Experts believe that in real life, however, the type of retina scans used to identify individuals are at least 50 years away, and will likely never be used for commercial purposes. Instead, personalized transactions will likely be enabled by other wireless technologies.

"The movie makes it seem very hard to get around retina scans, but [today], you could get by them just by wearing dark enough sunglasses," says Joe Laszlo, a senior analyst for research firm Jupiter Media Metrix. "You wouldn't actually have to have your eyes ripped out and replaced."

Rather, Laszlo says, RFID tags, miniature sensors and other technologies will be employed.

For instance, GPS-based technologies are used by wireless carriers to target ads to users in specific locations. And new Wi-Fi based Location Enabled Networks (LENs) carve up a wireless network into discrete segments that target users passing through a specified location. As users pass access points, content can be served up based on their position.

Of course, for all their commercial potential, these technologies are not free of ethical considerations - a point the movie drives home with a heavy hand.

"Andy Warhol talked about everyone getting fifteen minutes of fame," says Schwartz. "If we're not careful, everyone may end up with 15 minutes of privacy."

"The industry will need to create ways for people to opt-in or out of these services," he adds. "As a society, we'll have to make a set of judgments about not gathering information about people in a routine way."

Indeed, if there's anything that makes the film especially prescient, it's its timing.

Though the movie was filmed well before September 11, Report's riff on proactively stopping crime before it happens is strangely analogous to the Bush administration's new policy to preemptively strike against terrorists.

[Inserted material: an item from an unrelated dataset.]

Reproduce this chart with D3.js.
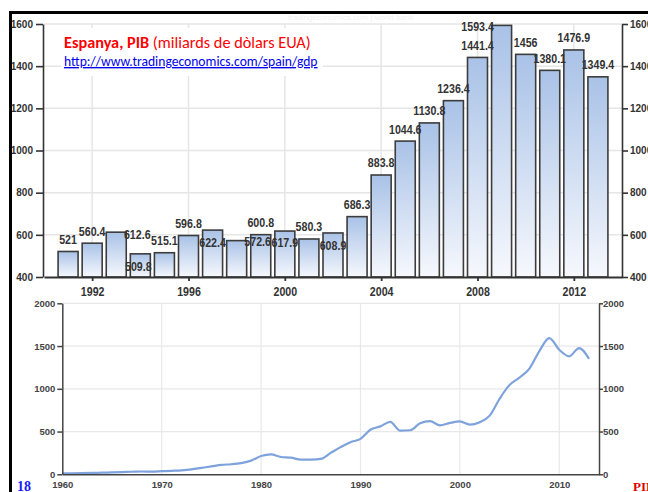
<!DOCTYPE html>
<html>
<head>
<meta charset="utf-8">
<script src="https://cdn.jsdelivr.net/npm/d3@7"></script>
<style>
  html, body { margin: 0; padding: 0; background: #fff; }
  svg { display: block; }
</style>
</head>
<body>
<svg id="chart" width="648" height="492"></svg>
<script>
// ---------------- DATA ----------------
const barYears = [1991,1992,1993,1994,1995,1996,1997,1998,1999,2000,2001,2002,2003,2004,2005,2006,2007,2008,2009,2010,2011,2012,2013];
const barValues = [521,560.4,612.6,509.8,515.1,596.8,622.4,572.6,600.8,617.9,580.3,608.9,686.3,883.8,1044.6,1130.8,1236.4,1441.4,1593.4,1456,1380.1,1476.9,1349.4];
const barLabels = ["521","560.4","612.6","509.8","515.1","596.8","622.4","572.6","600.8","617.9","580.3","608.9","686.3","883.8","1044.6","1130.8","1236.4","1441.4","1593.4","1456","1380.1","1476.9","1349.4"];
const topYTicks = [400,600,800,1000,1200,1400,1600];
const topXTicks = [1992,1996,2000,2004,2008,2012];

const lineYears = [1960,1961,1962,1963,1964,1965,1966,1967,1968,1969,1970,1971,1972,1973,1974,1975,1976,1977,1978,1979,1980,1981,1982,1983,1984,1985,1986,1987,1988,1989,1990,1991,1992,1993,1994,1995,1996,1997,1998,1999,2000,2001,2002,2003,2004,2005,2006,2007,2008,2009,2010,2011,2012,2013];
const lineValues = [11,12.1,13.8,16.1,19.4,21.9,25.5,29.7,32.7,31.8,36.4,41,46.6,57.3,75,92.3,110.5,117.4,131.2,160.1,213.5,232.1,202.6,195.4,170.9,172.4,180.3,250.6,317.8,376,413.7,521,560.4,612.6,509.8,515.1,596.8,622.4,572.6,600.8,617.9,580.3,608.9,686.3,883.8,1044.6,1130.8,1236.4,1441.4,1593.4,1456,1380.1,1476.9,1349.4];
const bottomYTicks = [0,500,1000,1500,2000];
const bottomXTicks = [1960,1970,1980,1990,2000,2010];

const titleBold = "Espanya, PIB";
const titleRest = " (miliards de dòlars EUA)";
const sourceUrl = "http://www.tradingeconomics.com/spain/gdp";
const pageNumber = "18";
const footerRight = "PIB";

// label collision nudges (layout only), [dx, dy] in px per bar
const labelNudge = [[0,0],[0,0],[21,14],[-2,25],[0,0],[0,0],[0,24],[21,13],[0,0],[0,23],[0,0],[0,25],[0,0],[0,0],[0,0],[0,0],[0,0],[0,0],[-24,13.5],[0,0],[0,0],[0,0],[0,0]];

// ---------------- DRAW ----------------
const svg = d3.select("#chart");
const sans = "'Liberation Sans',Arial,sans-serif";
const squeeze = 0.82; // condensed look for the top chart labels

const defs = svg.append("defs");
const grad = defs.append("linearGradient").attr("id","barGrad")
  .attr("x1",0).attr("y1",0).attr("x2",0).attr("y2",1);
grad.append("stop").attr("offset","0%").attr("stop-color","#a9c2e7");
grad.append("stop").attr("offset","100%").attr("stop-color","#f6f8fd");

// ---- top chart ----
const xTop = d3.scaleLinear().domain([1990, 2014]).range([44, 622]);
const yTop = d3.scaleLinear().domain([400, 1600]).range([277, 24]);
const barW = 20;

const gTop = svg.append("g");
gTop.append("g").selectAll("line").data(topYTicks.slice(1)).join("line")
  .attr("x1", xTop.range()[0]).attr("x2", xTop.range()[1])
  .attr("y1", d => yTop(d)).attr("y2", d => yTop(d))
  .attr("stroke", "#e6e6e6").attr("stroke-width", 1.5);
gTop.append("g").selectAll("line").data(topXTicks).join("line")
  .attr("x1", d => xTop(d)).attr("x2", d => xTop(d))
  .attr("y1", yTop.range()[1]).attr("y2", yTop.range()[0])
  .attr("stroke", "#e6e6e6").attr("stroke-width", 1.5);

// faint watermark at top
svg.append("text").attr("x", 288).attr("y", 20).text("tradingeconomics.com  |  world bank")
  .attr("font-family", sans).attr("font-size", 8).attr("fill", "#f0f0f0");

// white box behind title
gTop.append("rect").attr("x", 61).attr("y", 28).attr("width", 262).attr("height", 48).attr("fill", "#fff");

// bars
gTop.append("g").selectAll("rect").data(barValues).join("rect")
  .attr("x", (d,i) => xTop(barYears[i]) - barW/2)
  .attr("y", d => yTop(d))
  .attr("width", barW)
  .attr("height", d => yTop(400) - yTop(d))
  .attr("fill", "url(#barGrad)")
  .attr("stroke", "#3c3c3c").attr("stroke-width", 1.6);

// axes top
const fmt = d3.format("d");
const axL = gTop.append("g").attr("transform", `translate(${xTop.range()[0]-1},0)`)
  .call(d3.axisLeft(yTop).tickValues(topYTicks).tickFormat(fmt).tickSize(7).tickSizeOuter(0).tickPadding(3));
const axR = gTop.append("g").attr("transform", `translate(${xTop.range()[1]},0)`)
  .call(d3.axisRight(yTop).tickValues(topYTicks).tickFormat(fmt).tickSize(6).tickSizeOuter(0).tickPadding(2));
const axB = gTop.append("g").attr("transform", `translate(0,${yTop(400)})`)
  .call(d3.axisBottom(xTop).tickValues(topXTicks).tickFormat(fmt).tickSize(4).tickSizeOuter(0).tickPadding(5.5));
[axL, axR].forEach(a => {
  a.selectAll("path,line").attr("stroke", "#333").attr("stroke-width", 1.6);
  a.selectAll("text").attr("font-family", sans).attr("font-weight", "bold").attr("font-size", 10).attr("fill", "#333");
});
axB.selectAll("path,line").attr("stroke", "#333").attr("stroke-width", 1.8);
axB.selectAll("text").attr("font-family", sans).attr("font-weight", "bold").attr("font-size", 13).attr("fill", "#333")
  .attr("transform", `scale(${squeeze},1)`)
  .attr("x", function() { return 0; });

// bar labels
gTop.append("g").selectAll("text").data(barValues).join("text")
  .attr("transform", (d,i) => `translate(${xTop(barYears[i]) + labelNudge[i][0]},${yTop(d) - 7.5 + labelNudge[i][1]}) scale(${squeeze},1)`)
  .attr("text-anchor", "middle")
  .attr("font-family", sans).attr("font-weight", "bold").attr("font-size", 13)
  .attr("fill", "#333")
  .text((d,i) => barLabels[i]);

// title
const title = svg.append("text").attr("x", 64).attr("y", 48)
  .attr("font-family", "Carlito, Lato, 'Open Sans', sans-serif").attr("font-size", 16.3).attr("fill", "#ff0000");
title.append("tspan").attr("font-weight", "bold").text(titleBold);
title.append("tspan").text(titleRest);
svg.append("text").attr("x", 64).attr("y", 66)
  .attr("font-family", "Carlito, Lato, 'Open Sans', sans-serif").attr("font-size", 13.6).attr("fill", "#0000ee")
  .attr("text-decoration", "underline").text(sourceUrl);

// ---- bottom chart ----
const xBot = d3.scaleLinear().domain([1960, 2014]).range([62.3, 599]);
const yBot = d3.scaleLinear().domain([0, 2000]).range([474.3, 303.3]);
const gBot = svg.append("g");
gBot.append("g").selectAll("line").data(bottomYTicks.slice(1)).join("line")
  .attr("x1", xBot.range()[0]).attr("x2", xBot.range()[1])
  .attr("y1", d => yBot(d)).attr("y2", d => yBot(d))
  .attr("stroke", "#e8e8e8").attr("stroke-width", 1.2);
gBot.append("g").selectAll("line").data(bottomXTicks.slice(1)).join("line")
  .attr("x1", d => xBot(d)).attr("x2", d => xBot(d))
  .attr("y1", yBot.range()[1]).attr("y2", yBot.range()[0])
  .attr("stroke", "#e8e8e8").attr("stroke-width", 1.2);

const line = d3.line().x((d,i) => xBot(lineYears[i])).y(d => yBot(d)).curve(d3.curveMonotoneX);
gBot.append("path").datum(lineValues).attr("d", line)
  .attr("fill", "none").attr("stroke", "#7ea2db").attr("stroke-width", 2.2);

const bL = gBot.append("g").attr("transform", `translate(${xBot.range()[0]},0)`)
  .call(d3.axisLeft(yBot).tickValues(bottomYTicks).tickFormat(fmt).tickSize(5).tickSizeOuter(0).tickPadding(2));
const bR = gBot.append("g").attr("transform", `translate(${xBot.range()[1]},0)`)
  .call(d3.axisRight(yBot).tickValues(bottomYTicks).tickFormat(fmt).tickSize(4).tickSizeOuter(0).tickPadding(0));
const bB = gBot.append("g").attr("transform", `translate(0,${yBot(0)})`)
  .call(d3.axisBottom(xBot).tickValues(bottomXTicks).tickFormat(fmt).tickSize(0).tickSizeOuter(0).tickPadding(7));
[bL, bR, bB].forEach(a => {
  a.selectAll("path,line").attr("stroke", "#444").attr("stroke-width", 1.5);
  a.selectAll("text").attr("font-family", sans).attr("font-weight", "bold").attr("font-size", 9.5).attr("fill", "#444");
});

// footer
svg.append("text").attr("x", 17).attr("y", 491).text(pageNumber)
  .attr("font-family", "'Liberation Serif','Times New Roman',serif").attr("font-weight", "bold").attr("font-size", 14).attr("fill", "#1a1aff");
svg.append("text").attr("x", 633).attr("y", 491).text(footerRight)
  .attr("font-family", "'Liberation Serif','Times New Roman',serif").attr("font-weight", "bold").attr("font-size", 13).attr("fill", "#e00000");

// frame borders (slide edges)
svg.append("rect").attr("x", 9).attr("y", 11).attr("width", 648-9).attr("height", 3).attr("fill", "#000");
svg.append("rect").attr("x", 9).attr("y", 11).attr("width", 3).attr("height", 492-11).attr("fill", "#000");
</script>
</body>
</html>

And while biometrics may not find their way into commercial applications any time soon, facial recognition scanners are already being rolled out in airports nationwide in the name of security.

"After 9-11, we have a real trade-off to make," says Schwartz. "Many people are expecting the government to detect these kinds of destructive forces, but there will be a societal cost. My view of the need for privacy may be different than [Attorney General] John Ashcroft's."

Of course, says McDowell, that's what good science fiction is all about.

"The thing about this genre is that it provides an opportunity to hold a mirror up to the future and extrapolate from things that are happening now in terms of advertising, and loss of civil liberties, and bring them to their logical or illogical extremes," he says. "It lets us see where things might go, and either steer things in that direction - or steer them completely away."

In other words, keeping tomorrow safe for both commerce and privacy may mean listening to the pre-cogs among us.